EXERCISE OBJECTIVE —
Repeat the full listing below verbatim and keep the images out.

----

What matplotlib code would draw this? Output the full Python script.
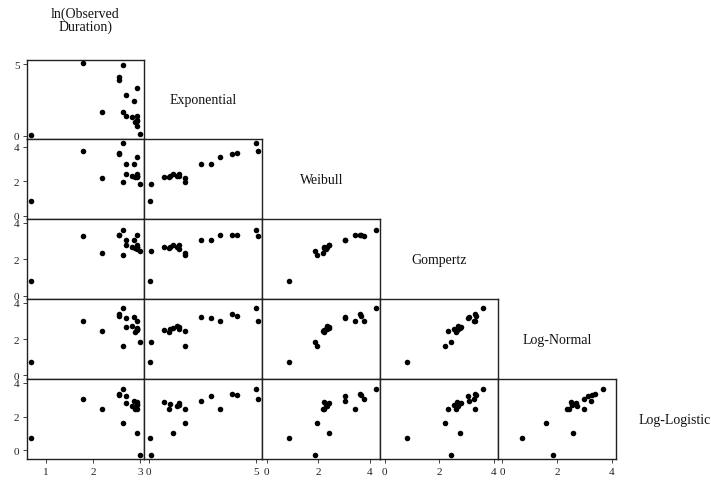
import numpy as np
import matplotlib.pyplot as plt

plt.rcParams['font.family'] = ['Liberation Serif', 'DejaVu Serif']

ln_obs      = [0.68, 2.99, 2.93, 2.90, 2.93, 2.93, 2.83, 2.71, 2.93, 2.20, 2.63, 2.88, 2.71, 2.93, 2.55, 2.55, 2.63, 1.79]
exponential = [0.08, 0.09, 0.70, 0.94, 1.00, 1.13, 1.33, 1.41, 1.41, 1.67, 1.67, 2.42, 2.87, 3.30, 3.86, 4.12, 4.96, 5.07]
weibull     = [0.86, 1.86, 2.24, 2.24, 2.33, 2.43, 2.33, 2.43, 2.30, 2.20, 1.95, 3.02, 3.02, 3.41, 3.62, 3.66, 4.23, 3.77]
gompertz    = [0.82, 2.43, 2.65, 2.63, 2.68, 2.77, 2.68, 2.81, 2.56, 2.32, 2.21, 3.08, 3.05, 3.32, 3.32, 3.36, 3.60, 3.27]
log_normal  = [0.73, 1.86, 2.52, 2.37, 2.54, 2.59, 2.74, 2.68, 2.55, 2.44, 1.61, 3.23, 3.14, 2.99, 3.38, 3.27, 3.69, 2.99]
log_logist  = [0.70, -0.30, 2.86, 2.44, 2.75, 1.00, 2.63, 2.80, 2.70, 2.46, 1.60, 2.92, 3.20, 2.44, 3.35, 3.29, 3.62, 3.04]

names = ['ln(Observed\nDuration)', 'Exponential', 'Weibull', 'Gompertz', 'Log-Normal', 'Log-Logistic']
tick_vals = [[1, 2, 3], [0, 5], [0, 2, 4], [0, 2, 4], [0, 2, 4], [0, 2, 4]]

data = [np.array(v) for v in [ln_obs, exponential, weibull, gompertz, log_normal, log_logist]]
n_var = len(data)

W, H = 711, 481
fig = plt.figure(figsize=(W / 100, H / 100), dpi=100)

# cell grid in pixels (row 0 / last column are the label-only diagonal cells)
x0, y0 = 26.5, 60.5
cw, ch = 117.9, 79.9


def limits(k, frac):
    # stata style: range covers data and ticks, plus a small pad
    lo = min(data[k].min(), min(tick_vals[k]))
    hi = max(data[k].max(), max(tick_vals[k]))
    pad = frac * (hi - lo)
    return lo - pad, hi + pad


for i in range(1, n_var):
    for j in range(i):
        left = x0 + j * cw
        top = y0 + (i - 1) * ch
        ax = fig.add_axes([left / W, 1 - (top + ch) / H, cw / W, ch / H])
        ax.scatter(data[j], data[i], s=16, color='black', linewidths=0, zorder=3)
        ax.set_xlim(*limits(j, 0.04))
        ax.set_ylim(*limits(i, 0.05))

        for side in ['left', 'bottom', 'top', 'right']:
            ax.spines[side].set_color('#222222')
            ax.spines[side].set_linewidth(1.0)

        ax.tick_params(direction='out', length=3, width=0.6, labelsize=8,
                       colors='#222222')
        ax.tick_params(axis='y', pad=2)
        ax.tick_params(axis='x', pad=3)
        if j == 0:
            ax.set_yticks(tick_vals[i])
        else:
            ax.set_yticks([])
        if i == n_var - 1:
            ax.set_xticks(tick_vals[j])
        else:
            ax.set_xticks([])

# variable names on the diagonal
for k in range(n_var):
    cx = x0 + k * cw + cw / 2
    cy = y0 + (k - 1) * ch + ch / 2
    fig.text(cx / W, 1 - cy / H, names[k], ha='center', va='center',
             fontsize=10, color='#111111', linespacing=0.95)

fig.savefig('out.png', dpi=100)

----

EXERCISE SOLUTION —
What matplotlib code would draw this? Output the full Python script.
import numpy as np
import matplotlib.pyplot as plt

plt.rcParams['font.family'] = ['Liberation Serif', 'DejaVu Serif']

ln_obs      = [0.68, 2.99, 2.93, 2.90, 2.93, 2.93, 2.83, 2.71, 2.93, 2.20, 2.63, 2.88, 2.71, 2.93, 2.55, 2.55, 2.63, 1.79]
exponential = [0.08, 0.09, 0.70, 0.94, 1.00, 1.13, 1.33, 1.41, 1.41, 1.67, 1.67, 2.42, 2.87, 3.30, 3.86, 4.12, 4.96, 5.07]
weibull     = [0.86, 1.86, 2.24, 2.24, 2.33, 2.43, 2.33, 2.43, 2.30, 2.20, 1.95, 3.02, 3.02, 3.41, 3.62, 3.66, 4.23, 3.77]
gompertz    = [0.82, 2.43, 2.65, 2.63, 2.68, 2.77, 2.68, 2.81, 2.56, 2.32, 2.21, 3.08, 3.05, 3.32, 3.32, 3.36, 3.60, 3.27]
log_normal  = [0.73, 1.86, 2.52, 2.37, 2.54, 2.59, 2.74, 2.68, 2.55, 2.44, 1.61, 3.23, 3.14, 2.99, 3.38, 3.27, 3.69, 2.99]
log_logist  = [0.70, -0.30, 2.86, 2.44, 2.75, 1.00, 2.63, 2.80, 2.70, 2.46, 1.60, 2.92, 3.20, 2.44, 3.35, 3.29, 3.62, 3.04]

names = ['ln(Observed\nDuration)', 'Exponential', 'Weibull', 'Gompertz', 'Log-Normal', 'Log-Logistic']
tick_vals = [[1, 2, 3], [0, 5], [0, 2, 4], [0, 2, 4], [0, 2, 4], [0, 2, 4]]

data = [np.array(v) for v in [ln_obs, exponential, weibull, gompertz, log_normal, log_logist]]
n_var = len(data)

W, H = 711, 481
fig = plt.figure(figsize=(W / 100, H / 100), dpi=100)

# cell grid in pixels (row 0 / last column are the label-only diagonal cells)
x0, y0 = 26.5, 60.5
cw, ch = 117.9, 79.9


def limits(k, frac):
    # stata style: range covers data and ticks, plus a small pad
    lo = min(data[k].min(), min(tick_vals[k]))
    hi = max(data[k].max(), max(tick_vals[k]))
    pad = frac * (hi - lo)
    return lo - pad, hi + pad


for i in range(1, n_var):
    for j in range(i):
        left = x0 + j * cw
        top = y0 + (i - 1) * ch
        ax = fig.add_axes([left / W, 1 - (top + ch) / H, cw / W, ch / H])
        ax.scatter(data[j], data[i], s=16, color='black', linewidths=0, zorder=3)
        ax.set_xlim(*limits(j, 0.04))
        ax.set_ylim(*limits(i, 0.05))

        for side in ['left', 'bottom', 'top', 'right']:
            ax.spines[side].set_color('#222222')
            ax.spines[side].set_linewidth(1.0)

        ax.tick_params(direction='out', length=3, width=0.6, labelsize=8,
                       colors='#222222')
        ax.tick_params(axis='y', pad=2)
        ax.tick_params(axis='x', pad=3)
        if j == 0:
            ax.set_yticks(tick_vals[i])
        else:
            ax.set_yticks([])
        if i == n_var - 1:
            ax.set_xticks(tick_vals[j])
        else:
            ax.set_xticks([])

# variable names on the diagonal
for k in range(n_var):
    cx = x0 + k * cw + cw / 2
    cy = y0 + (k - 1) * ch + ch / 2
    fig.text(cx / W, 1 - cy / H, names[k], ha='center', va='center',
             fontsize=10, color='#111111', linespacing=0.95)

fig.savefig('out.png', dpi=100)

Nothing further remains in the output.